### THE TASK
Without including any pictures, write out the listing below exactly.

### DATASET CONTENT
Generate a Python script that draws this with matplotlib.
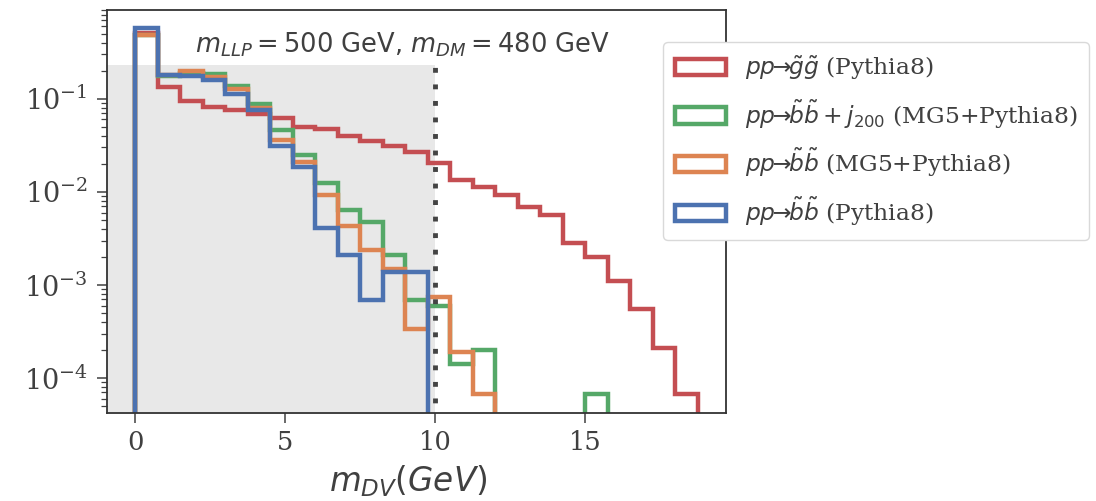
import numpy as np
import matplotlib
matplotlib.use('Agg')
from matplotlib import pyplot as plt

# bin edges of the m_DV histogram (GeV), 0.75 GeV wide
edges = np.arange(26) * 0.75
centers = 0.5 * (edges[:-1] + edges[1:])

# normalised bin contents
gluino_py8 = [0.51, 0.135, 0.094, 0.081, 0.076, 0.068, 0.062, 0.050, 0.047,
              0.040, 0.0356, 0.031, 0.027, 0.0205, 0.0135, 0.0112, 0.0093,
              0.0068, 0.0057, 0.00285, 0.0020, 0.0011, 0.00055, 0.00021,
              0.000068]
sbottom_jet_mg5 = [0.487, 0.178, 0.19, 0.185, 0.137, 0.089, 0.046, 0.025,
                   0.0126, 0.0064, 0.0047, 0.0021, 0.00069, 0.0006,
                   0.00014, 0.0002, 0, 0, 0, 0, 0.000068, 0, 0, 0, 0]
sbottom_mg5 = [0.49, 0.18, 0.197, 0.17, 0.128, 0.08, 0.036, 0.021, 0.0093,
               0.0043, 0.0024, 0.0015, 0.00034, 0.00075, 0.00019, 0.000068,
               0, 0, 0, 0, 0, 0, 0, 0, 0]
sbottom_py8 = [0.575, 0.181, 0.174, 0.16, 0.113, 0.075, 0.031, 0.0187,
               0.0041, 0.0021, 0.00069, 0.00136, 0.00136, 0, 0, 0, 0, 0, 0,
               0, 0, 0, 0, 0, 0]

labels = [r'$pp\!\!\to\!\!\tilde{g}\tilde{g}$ (Pythia8)',
          r'$pp\!\!\to\!\!\tilde{b}\tilde{b}+j_{200}$ (MG5+Pythia8)',
          r'$pp\!\!\to\!\!\tilde{b}\tilde{b}$ (MG5+Pythia8)',
          r'$pp\!\!\to\!\!\tilde{b}\tilde{b}$ (Pythia8)']
colors = ['#C44E52', '#55A868', '#DD8452', '#4C72B0']

cut_x = 10.0       # m_DV cut
cut_shade = 0.23   # height of the shaded region
cut_line = 0.25    # height of the dotted line

plt.rcParams['font.family'] = 'DejaVu Serif'
plt.rcParams['mathtext.fontset'] = 'dejavusans'
plt.rcParams['text.color'] = '0.25'
plt.rcParams['axes.labelcolor'] = '0.25'
plt.rcParams['xtick.color'] = '0.25'
plt.rcParams['ytick.color'] = '0.25'
plt.rcParams['axes.edgecolor'] = '0.2'

fig = plt.figure(figsize=(10.96, 5.01), dpi=100)
ax = fig.add_axes([0.0976, 0.1756, 0.5648, 0.8044])

series = [gluino_py8, sbottom_jet_mg5, sbottom_mg5, sbottom_py8]
for vals, c, lab in zip(series, colors, labels):
    ax.hist(centers, bins=edges, weights=vals, histtype='step',
            color=c, lw=3.2, label=lab)

ax.set_yscale('log', nonpositive='clip')
ax.set_ylim(4.2e-5, 0.9)
xl = ax.get_xlim()
ax.fill_between([xl[0], cut_x], 1e-6, cut_shade, color='#e8e8e8',
                lw=0, zorder=0)
ax.vlines(cut_x, 1e-6, cut_line, colors='#444444', lw=3.5,
          linestyles=(0, (1, 2.4)), zorder=3)
ax.set_xlim(xl)
ax.set_xticks([0, 5, 10, 15])

ax.tick_params(axis='x', which='major', labelsize=18.5, length=7,
               width=1.1, direction='out', pad=5)
ax.tick_params(axis='y', which='major', labelsize=19.5, length=7,
               width=1.1, direction='out', pad=7)
ax.tick_params(axis='y', which='minor', length=4, width=0.9)
for s in ax.spines.values():
    s.set_linewidth(1.3)

ax.text(0.477, 0.913, r'$m_{LLP} = 500$ GeV, $m_{DM} = 480$ GeV',
        transform=ax.transAxes, ha='center', va='center', fontsize=18.5,
        family='DejaVu Sans')
ax.set_xlabel(r'$m_{DV} (GeV)$', fontsize=23.5)
ax.xaxis.set_label_coords(0.487, -0.125)

leg = ax.legend(loc='upper left', bbox_to_anchor=(0.605, 0.916),
                bbox_transform=fig.transFigure, borderaxespad=0,
                fontsize=16.8, handlelength=2.2, handletextpad=0.8,
                frameon=True, fancybox=True, edgecolor='0.85',
                framealpha=1.0, labelspacing=0.66, borderpad=0.5)

plt.savefig('out.png', dpi=100)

### ANSWER FOR THE TASK
Generate a Python script that draws this with matplotlib.
import numpy as np
import matplotlib
matplotlib.use('Agg')
from matplotlib import pyplot as plt

# bin edges of the m_DV histogram (GeV), 0.75 GeV wide
edges = np.arange(26) * 0.75
centers = 0.5 * (edges[:-1] + edges[1:])

# normalised bin contents
gluino_py8 = [0.51, 0.135, 0.094, 0.081, 0.076, 0.068, 0.062, 0.050, 0.047,
              0.040, 0.0356, 0.031, 0.027, 0.0205, 0.0135, 0.0112, 0.0093,
              0.0068, 0.0057, 0.00285, 0.0020, 0.0011, 0.00055, 0.00021,
              0.000068]
sbottom_jet_mg5 = [0.487, 0.178, 0.19, 0.185, 0.137, 0.089, 0.046, 0.025,
                   0.0126, 0.0064, 0.0047, 0.0021, 0.00069, 0.0006,
                   0.00014, 0.0002, 0, 0, 0, 0, 0.000068, 0, 0, 0, 0]
sbottom_mg5 = [0.49, 0.18, 0.197, 0.17, 0.128, 0.08, 0.036, 0.021, 0.0093,
               0.0043, 0.0024, 0.0015, 0.00034, 0.00075, 0.00019, 0.000068,
               0, 0, 0, 0, 0, 0, 0, 0, 0]
sbottom_py8 = [0.575, 0.181, 0.174, 0.16, 0.113, 0.075, 0.031, 0.0187,
               0.0041, 0.0021, 0.00069, 0.00136, 0.00136, 0, 0, 0, 0, 0, 0,
               0, 0, 0, 0, 0, 0]

labels = [r'$pp\!\!\to\!\!\tilde{g}\tilde{g}$ (Pythia8)',
          r'$pp\!\!\to\!\!\tilde{b}\tilde{b}+j_{200}$ (MG5+Pythia8)',
          r'$pp\!\!\to\!\!\tilde{b}\tilde{b}$ (MG5+Pythia8)',
          r'$pp\!\!\to\!\!\tilde{b}\tilde{b}$ (Pythia8)']
colors = ['#C44E52', '#55A868', '#DD8452', '#4C72B0']

cut_x = 10.0       # m_DV cut
cut_shade = 0.23   # height of the shaded region
cut_line = 0.25    # height of the dotted line

plt.rcParams['font.family'] = 'DejaVu Serif'
plt.rcParams['mathtext.fontset'] = 'dejavusans'
plt.rcParams['text.color'] = '0.25'
plt.rcParams['axes.labelcolor'] = '0.25'
plt.rcParams['xtick.color'] = '0.25'
plt.rcParams['ytick.color'] = '0.25'
plt.rcParams['axes.edgecolor'] = '0.2'

fig = plt.figure(figsize=(10.96, 5.01), dpi=100)
ax = fig.add_axes([0.0976, 0.1756, 0.5648, 0.8044])

series = [gluino_py8, sbottom_jet_mg5, sbottom_mg5, sbottom_py8]
for vals, c, lab in zip(series, colors, labels):
    ax.hist(centers, bins=edges, weights=vals, histtype='step',
            color=c, lw=3.2, label=lab)

ax.set_yscale('log', nonpositive='clip')
ax.set_ylim(4.2e-5, 0.9)
xl = ax.get_xlim()
ax.fill_between([xl[0], cut_x], 1e-6, cut_shade, color='#e8e8e8',
                lw=0, zorder=0)
ax.vlines(cut_x, 1e-6, cut_line, colors='#444444', lw=3.5,
          linestyles=(0, (1, 2.4)), zorder=3)
ax.set_xlim(xl)
ax.set_xticks([0, 5, 10, 15])

ax.tick_params(axis='x', which='major', labelsize=18.5, length=7,
               width=1.1, direction='out', pad=5)
ax.tick_params(axis='y', which='major', labelsize=19.5, length=7,
               width=1.1, direction='out', pad=7)
ax.tick_params(axis='y', which='minor', length=4, width=0.9)
for s in ax.spines.values():
    s.set_linewidth(1.3)

ax.text(0.477, 0.913, r'$m_{LLP} = 500$ GeV, $m_{DM} = 480$ GeV',
        transform=ax.transAxes, ha='center', va='center', fontsize=18.5,
        family='DejaVu Sans')
ax.set_xlabel(r'$m_{DV} (GeV)$', fontsize=23.5)
ax.xaxis.set_label_coords(0.487, -0.125)

leg = ax.legend(loc='upper left', bbox_to_anchor=(0.605, 0.916),
                bbox_transform=fig.transFigure, borderaxespad=0,
                fontsize=16.8, handlelength=2.2, handletextpad=0.8,
                frameon=True, fancybox=True, edgecolor='0.85',
                framealpha=1.0, labelspacing=0.66, borderpad=0.5)

plt.savefig('out.png', dpi=100)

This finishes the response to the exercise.